Template Synthesis of Aligned Carbon Nanotube Arrays using Glucose as a Carbon Source: Pt Decoration of Inner and Outer Nanotube Surfaces for Fuel-Cell Catalysts

A facile method is developed to synthesize aligned arrays of open‐ended carbon nanotubes (CNTs) via in situ glucose polymerization in the inner pores of anodic aluminum oxide templates under hydrothermal conditions, followed by carbonization at high temperature. Pt nanoparticles are decorated on the surfaces of the as‐prepared CNTs using the incipient wet method based on the use of NaBH4 as a reductant.

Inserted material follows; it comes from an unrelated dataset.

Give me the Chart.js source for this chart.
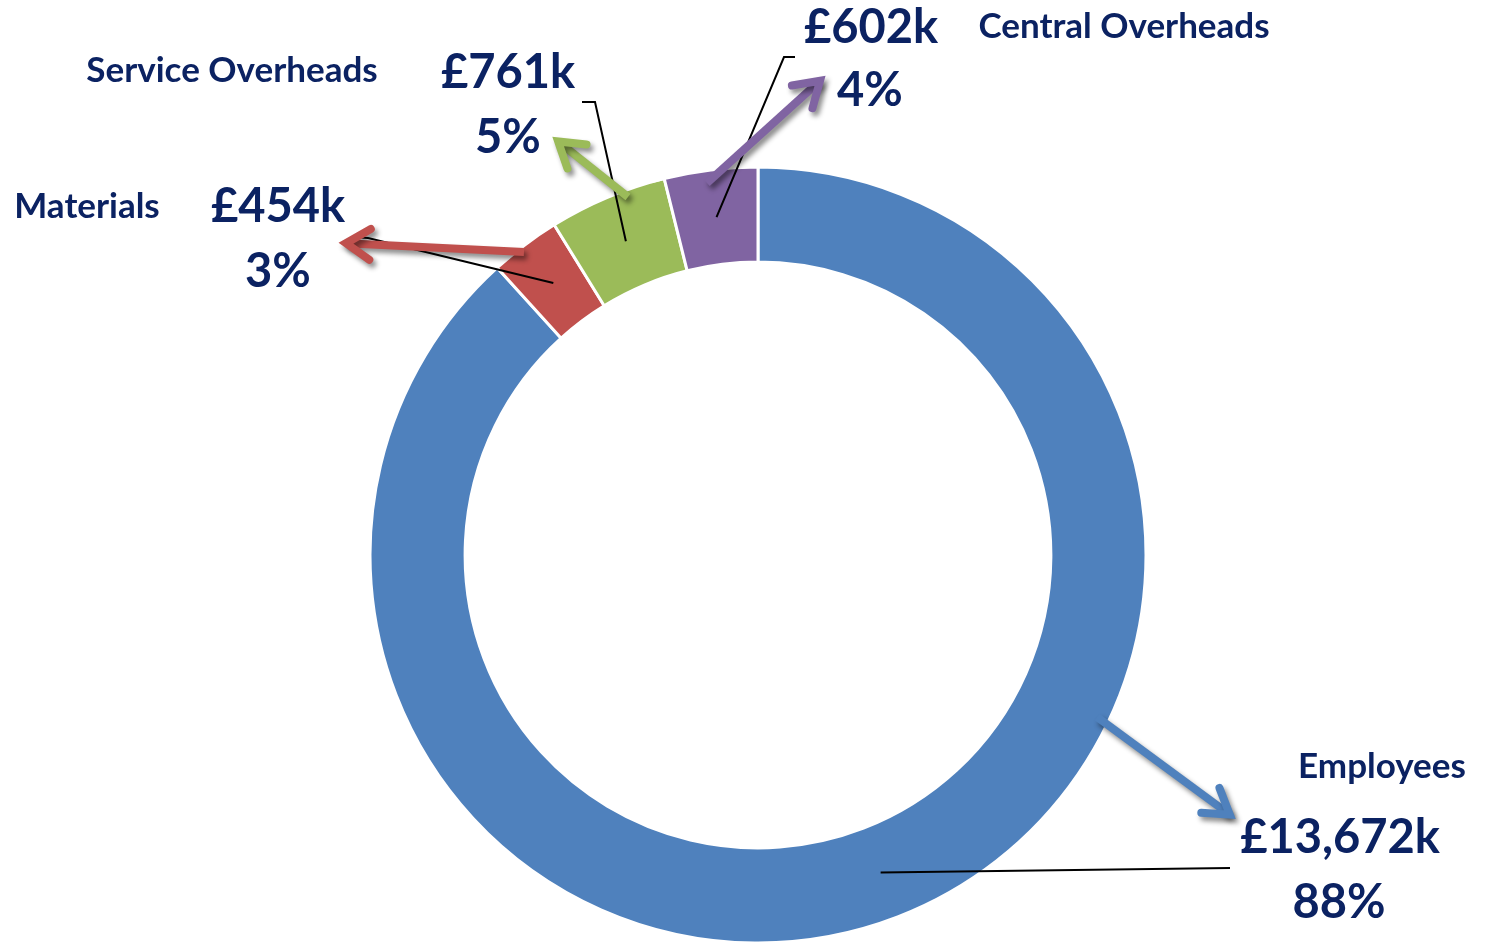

Characterization of the resulting structures by transmission electron microscopy and field‐emission scanning electron microscopy demonstrates that the Pt nanoparticles are anchored on both the inner and outer walls of CNTs, thus giving rise to a shell–core–shell‐like nanotube composite. The electrocatalytic properties of the Pt–CNT–Pt electrodes are investigated for methanol oxidation by cyclic voltammetry and chronoamperometric measurements. It is found that the hybrid electrodes show superior catalytic performance compared to commercial carbon‐black‐supported Pt. The increased catalytic efficiency of Pt might be a result of the unique morphology of these structures. Aligned carbon nanotube arrays with open ends are prepared by the in situ polymerization of glucose within anodic aluminum oxide templates under hydrothermal conditions followed by high‐temperature carbonization, as schematically illustrated in the figure. Pt nanoparticles are decorated on the outer and inner surfaces of the nanotubes, and the resulting hybrid materials serve as excellent electrocatalysts for methanol oxidation.